In the video above, I try to give an overview of the software included with the SUSE version of the Mini-Note, and how the computer performs. I apologize for the poor video quality. I was using my Eee PC webcam to record the video, since my digital camera can only record about 180 seconds of video at a time.
A few other quick notes.
- The battery charges quickly. Within about an hour of plugging the computer in, the battery was fully charged, even though it was running for most of that time. Compare that to an Eee PC battery which takes a few hours to charge fully — when the computer is turned off.
- I’m a bit disappointed to see that the AC adapter has 3 prongs.

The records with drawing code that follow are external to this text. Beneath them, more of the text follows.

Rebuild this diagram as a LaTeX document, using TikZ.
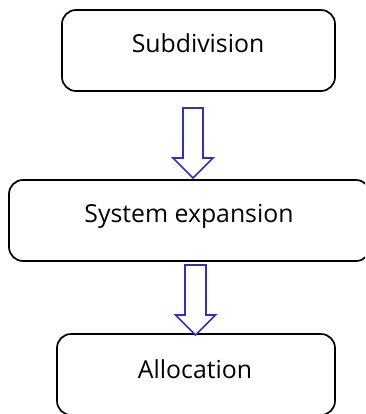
\documentclass[tikz,border=0pt]{standalone}
\usepackage{fontspec}
\setmainfont{Open Sans}
\usetikzlibrary{calc}
\definecolor{arrowblue}{RGB}{48,48,192}
\tikzset{
  box/.style={draw=black, line width=1.7pt, rounded corners=14pt, minimum height=81pt, inner sep=0pt},
  lbl/.style={anchor=base, font=\fontsize{24.8}{28}\selectfont, inner sep=0pt},
  bigarrow/.style={draw=arrowblue, line width=1.6pt, fill=white, line join=miter}
}
\begin{document}
\begin{tikzpicture}[x=1pt,y=-1pt]
\useasboundingbox (0,0) rectangle (365,414);
\clip (0,0) rectangle (365,414);
\node[box, minimum width=273pt] (b1) at (198.5,50.5) {};
\node[box, minimum width=361pt] (b2) at (189.5,220.5) {};
\node[box, minimum width=278pt] (b3) at (196,374.5) {};
\node[lbl] (l1) at (198,53) {Subdivision};
\node[lbl] (l2) at (189,222.5) {System expansion};
\node[lbl] (l3) at (195,378) {Allocation};
\coordinate (a1) at (193,108);
\coordinate (t1) at (193,178);
\coordinate (a2) at (195.5,265);
\coordinate (t2) at (195.5,335);
\draw[bigarrow] ($(a1)+(-10,0)$) -- ($(t1)+(-10,-20)$) -- ($(t1)+(-20,-20)$) -- (t1)
  -- ($(t1)+(20,-20)$) -- ($(t1)+(10,-20)$) -- ($(a1)+(10,0)$) -- cycle;
\draw[bigarrow] ($(a2)+(-10.5,0)$) -- ($(t2)+(-10.5,-20)$) -- ($(t2)+(-20,-20)$) -- (t2)
  -- ($(t2)+(20,-20)$) -- ($(t2)+(10.5,-20)$) -- ($(a2)+(10.5,0)$) -- cycle;
\end{tikzpicture}
\end{document}
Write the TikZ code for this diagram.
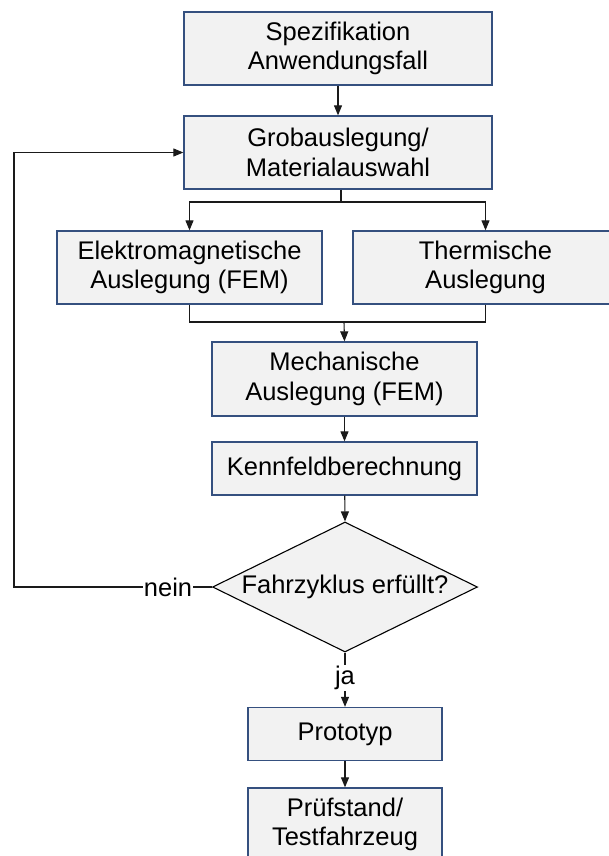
\documentclass[tikz,border=0pt]{standalone}
\usepackage{fontspec}
\setmainfont{Liberation Sans}
\usetikzlibrary{arrows.meta,shapes.geometric}
\definecolor{boxborder}{HTML}{35507F}
\definecolor{boxfill}{HTML}{F2F2F2}
\definecolor{linecol}{HTML}{1A1A1A}
\tikzset{
  stepbox/.style={draw=boxborder, fill=boxfill, line width=1.3pt, inner sep=0pt,
    align=center, font=\fontsize{25.5}{29.5}\selectfont},
  decision/.style={draw=black, fill=boxfill, line width=1.1pt, shape=diamond,
    aspect=2.03, inner sep=0pt, minimum width=265pt, minimum height=130pt,
    font=\fontsize{25.5}{29.5}\selectfont},
  lbl/.style={inner sep=1pt, font=\fontsize{25.5}{29.5}\selectfont},
  conn/.style={draw=linecol, line width=1.1pt},
  arr/.style={conn, -{Triangle[length=10pt,width=8pt]}},
}
\begin{document}
\begin{tikzpicture}[x=1pt,y=-1pt]
  \useasboundingbox (0,0) rectangle (608,856);

  % process steps
  \node[stepbox, minimum width=308pt, minimum height=73pt] (spec) at (338,48.5) {Spezifikation\\Anwendungsfall};
  \node[stepbox, minimum width=308pt, minimum height=73pt] (grob) at (338,152.5) {Grobauslegung/\\Materialauswahl};
  \node[stepbox, minimum width=265pt, minimum height=73pt] (em) at (189.5,267.5) {Elektromagnetische\\Auslegung (FEM)};
  \node[stepbox, minimum width=265pt, minimum height=73pt] (therm) at (485.5,267.5) {Thermische\\Auslegung};
  \node[stepbox, minimum width=265pt, minimum height=74pt] (mech) at (344.5,379) {Mechanische\\Auslegung (FEM)};
  \node[stepbox, minimum width=265pt, minimum height=53pt] (kenn) at (344.5,468.5) {Kennfeldberechnung};
  \node[decision] (zyk) at (345,587) {Fahrzyklus erfüllt?};
  \node[stepbox, minimum width=194pt, minimum height=53pt] (proto) at (345,734) {Prototyp};
  \node[stepbox, minimum width=194pt, minimum height=73pt] (pruef) at (345,824.5) {Prüfstand/\\Testfahrzeug};

  % branch labels
  \node[lbl] (nein) at (168,587) {nein};
  \node[lbl] (ja) at (345,678) {ja};

  % helper points
  \coordinate (split) at (341,202);
  \coordinate (merge) at (344,322);
  \coordinate (back) at (14,587);

  % connectors
  \draw[arr] (spec) -- (grob);
  \draw[conn] (split |- grob.south) -- (split);
  \draw[arr] (split) -| (em.north);
  \draw[arr] (split) -| (therm.north);
  \draw[conn] (em.south) |- (merge);
  \draw[conn] (therm.south) |- (merge);
  \draw[arr] (merge) -- (mech.north);
  \draw[arr] (mech) -- (kenn);
  \draw[arr] (kenn) -- (zyk.north);
  \draw[conn] (zyk.west) -- (nein.east);
  \draw[arr] (nein.west) -- (back) |- (grob.west);
  \draw[conn] (zyk.south) -- (ja.north);
  \draw[arr] (ja.south) -- (proto.north);
  \draw[arr] (proto) -- (pruef);
\end{tikzpicture}
\end{document}
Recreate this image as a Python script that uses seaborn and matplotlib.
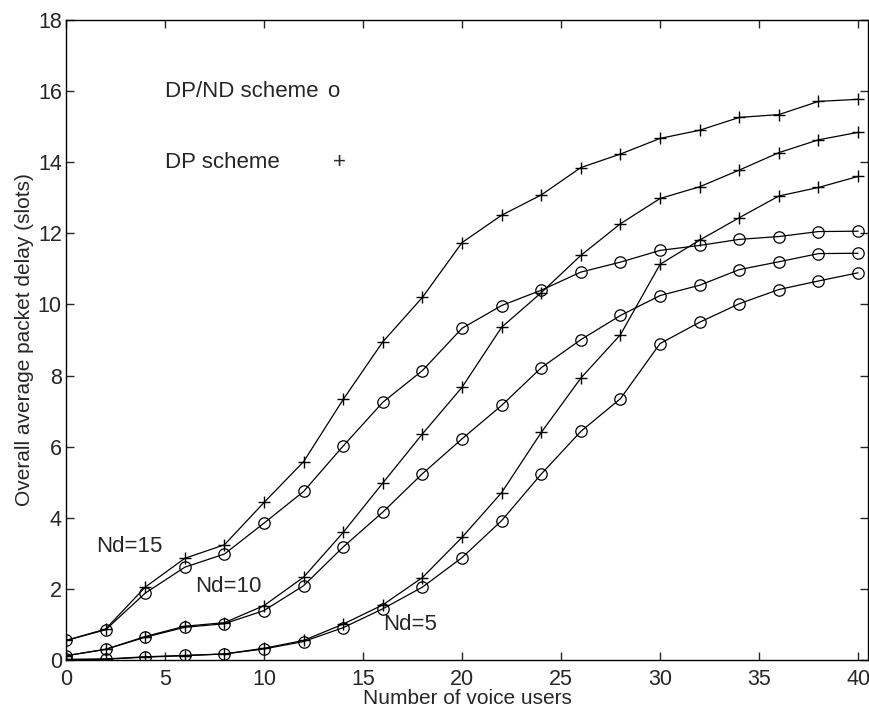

This makes the Mini-Note slightly less portable, since it’s often difficult to find a 3 prong power strip at coffee shops and libraries. I might have to spring for an extended battery since the Mini-Note reportedly only gets 2 to 2.5 hours of battery life from a standard battery.
For my next trick, I plan to install Windows XP. Personally I’m just more comfortable with the operating system, and since I write about Windows and Linux software for a living what I really want is a dual boot system, and that usually means wiping any existing operating systems and installing Windows XP first and then another OS. I’ll probably try to get Ubuntu up and running, since that’s one of the most popular distros these days, and it’s the one I have the most experience with. But I’m relatively impressed with SUSE and I may return to it.
Update: As several people have pointed out, the Mini-Note comes with SUSE Enterprise Linux, not OpenSUSE. So just ignore me when I say OpenSUSE in the video, and I’ve changed the text of this article a bit. Thanks for keeping me on my toes!